I made the mistake of assuming that gcc was automatically installed in MAC OSX. After installing Xcode the problem went away. To answer your questions though:

I'm using DMD version 2.058 for MAC OSX which I installed using the .dmg package available at "http://www.dlang.org/download.html".

"gcc --version" yields:

i686-apple-darwin11-llvm-gcc-4.2 (GCC) 4.2.1 (Based on Apple Inc. build 5658) (LLVM build 2336.9.00)
Copyright (C) 2007 Free Software Foundation, Inc.
This is free software; see the source for copying conditions.  There is NO
warranty; not even for MERCHANTABILITY or FITNESS FOR A PARTICULAR PURPOSE.

"uname -a" yields:

Darwin Andrews-MacBook-Pro.local 11.3.0 Darwin Kernel Version 11.3.0: Thu Jan 12 18:47:41 PST 2012; root:xnu-1699.24.23~1/RELEASE_X86_64 x86_64

the average program is as follows:

[code]
import std.stdio: stdin, writefln;
import std.conv: to;

void main(string[] args)
{
   double sum = 0.0;
   int cnt = 0;
   foreach(line; stdin.byLine())
   {
      if(line.length)
      {
         sum += to!double (line);
         cnt++;
      }
   }

   double avg = sum / cnt;
   writefln("Average is %.5f", avg);
}
[/code]

and I doubt you want me to put all of what "dmd -v" spits out for this little script.

Thanks,
Andrew

February 29, 2012
On Monday, 20 February 2012 at 11:18:34 UTC, Tyro[a.c.edwards] wrote:
> ...
>
> and I doubt you want me to put all of what "dmd -v" spits out for this little script.
>
> Thanks,
> Andrew

Hi Andrew,

I ran into this problem as well and here is how I fixed/hacked it:
OSX Lion, and soon to be Mountain Lion, no longer come with GCC installed for the Command Line (/usr/bin/gcc)
What you need to do is Install Xcode from the app store, which is free, and then:
  * Launch your Xcode 4.1
  * Go to preferences > Downloads
  * Click on the "install" button near the "Command line tools"

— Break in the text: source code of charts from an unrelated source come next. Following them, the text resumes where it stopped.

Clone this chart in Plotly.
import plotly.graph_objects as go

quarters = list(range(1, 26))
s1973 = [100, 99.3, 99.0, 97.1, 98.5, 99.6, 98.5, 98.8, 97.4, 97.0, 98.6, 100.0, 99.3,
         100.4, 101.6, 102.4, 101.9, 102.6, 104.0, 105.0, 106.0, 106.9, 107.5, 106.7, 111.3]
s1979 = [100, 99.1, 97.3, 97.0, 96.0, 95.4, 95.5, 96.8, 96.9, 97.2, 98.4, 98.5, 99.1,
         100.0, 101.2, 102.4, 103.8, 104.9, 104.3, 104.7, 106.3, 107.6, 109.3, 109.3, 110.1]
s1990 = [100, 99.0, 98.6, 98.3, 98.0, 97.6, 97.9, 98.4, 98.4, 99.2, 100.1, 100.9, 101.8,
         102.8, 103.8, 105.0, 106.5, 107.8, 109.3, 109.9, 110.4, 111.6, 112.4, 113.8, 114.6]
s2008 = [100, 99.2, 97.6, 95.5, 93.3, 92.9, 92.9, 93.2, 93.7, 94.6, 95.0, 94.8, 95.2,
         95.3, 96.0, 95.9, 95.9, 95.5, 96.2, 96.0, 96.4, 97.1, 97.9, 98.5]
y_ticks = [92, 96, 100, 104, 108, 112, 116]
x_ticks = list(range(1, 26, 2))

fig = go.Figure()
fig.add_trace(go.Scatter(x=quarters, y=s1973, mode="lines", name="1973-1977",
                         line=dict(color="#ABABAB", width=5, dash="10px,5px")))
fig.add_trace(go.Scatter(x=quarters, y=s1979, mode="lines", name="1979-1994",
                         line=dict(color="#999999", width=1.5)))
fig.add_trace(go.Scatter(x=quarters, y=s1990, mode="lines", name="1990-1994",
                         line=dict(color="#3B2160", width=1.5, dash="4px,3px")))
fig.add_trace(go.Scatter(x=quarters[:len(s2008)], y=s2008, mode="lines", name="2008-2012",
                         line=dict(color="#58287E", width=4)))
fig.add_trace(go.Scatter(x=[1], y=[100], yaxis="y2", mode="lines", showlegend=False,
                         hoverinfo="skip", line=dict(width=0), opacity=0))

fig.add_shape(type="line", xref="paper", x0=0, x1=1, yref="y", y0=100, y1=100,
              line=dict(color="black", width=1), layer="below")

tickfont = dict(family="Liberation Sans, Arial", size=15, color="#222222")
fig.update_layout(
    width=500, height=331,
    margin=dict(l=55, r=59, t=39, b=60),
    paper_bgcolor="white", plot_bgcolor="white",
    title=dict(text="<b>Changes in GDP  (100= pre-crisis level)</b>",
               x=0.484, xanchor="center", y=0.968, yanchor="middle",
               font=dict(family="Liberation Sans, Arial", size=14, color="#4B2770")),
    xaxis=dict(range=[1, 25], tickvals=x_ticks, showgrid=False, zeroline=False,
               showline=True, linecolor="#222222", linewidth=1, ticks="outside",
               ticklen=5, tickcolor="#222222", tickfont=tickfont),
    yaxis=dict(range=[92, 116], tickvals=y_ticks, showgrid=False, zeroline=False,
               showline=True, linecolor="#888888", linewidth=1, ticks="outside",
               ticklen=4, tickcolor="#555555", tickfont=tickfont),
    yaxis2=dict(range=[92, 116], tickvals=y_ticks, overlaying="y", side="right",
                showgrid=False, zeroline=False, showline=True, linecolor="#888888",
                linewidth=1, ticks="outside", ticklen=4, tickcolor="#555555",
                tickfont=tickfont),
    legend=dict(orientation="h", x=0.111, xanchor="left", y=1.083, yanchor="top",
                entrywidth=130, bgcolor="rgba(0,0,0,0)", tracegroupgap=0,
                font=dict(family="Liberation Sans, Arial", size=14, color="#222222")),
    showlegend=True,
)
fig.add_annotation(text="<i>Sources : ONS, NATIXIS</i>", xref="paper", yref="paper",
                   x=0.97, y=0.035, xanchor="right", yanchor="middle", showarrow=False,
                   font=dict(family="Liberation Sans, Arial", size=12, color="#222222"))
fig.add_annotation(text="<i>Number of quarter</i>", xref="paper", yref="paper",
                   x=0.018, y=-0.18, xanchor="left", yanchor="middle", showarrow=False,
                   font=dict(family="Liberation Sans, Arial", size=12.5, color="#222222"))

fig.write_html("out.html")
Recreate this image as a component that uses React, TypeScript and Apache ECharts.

This will put gcc in your /usr/bin directory.

Then try to recompile your code.

-- the new mac installer on the website should probably come with gcc or check for dependencies

Josh
February 29, 2012
> Hi Andrew,
>
> I ran into this problem as well and here is how I fixed/hacked it:
> OSX Lion, and soon to be Mountain Lion, no longer come with GCC installed for the Command Line (/usr/bin/gcc)
> What you need to do is Install Xcode from the app store, which is free, and then:
>   * Launch your Xcode 4.1
>   * Go to preferences > Downloads
>   * Click on the "install" button near the "Command line tools"
>
> This will put gcc in your /usr/bin directory.
>
> Then try to recompile your code.
>
> -- the new mac installer on the website should probably come with gcc or check for dependencies
>
> Josh

Quick Edit:  just noticed that your gcc command is working, so i guess this isnt the prob.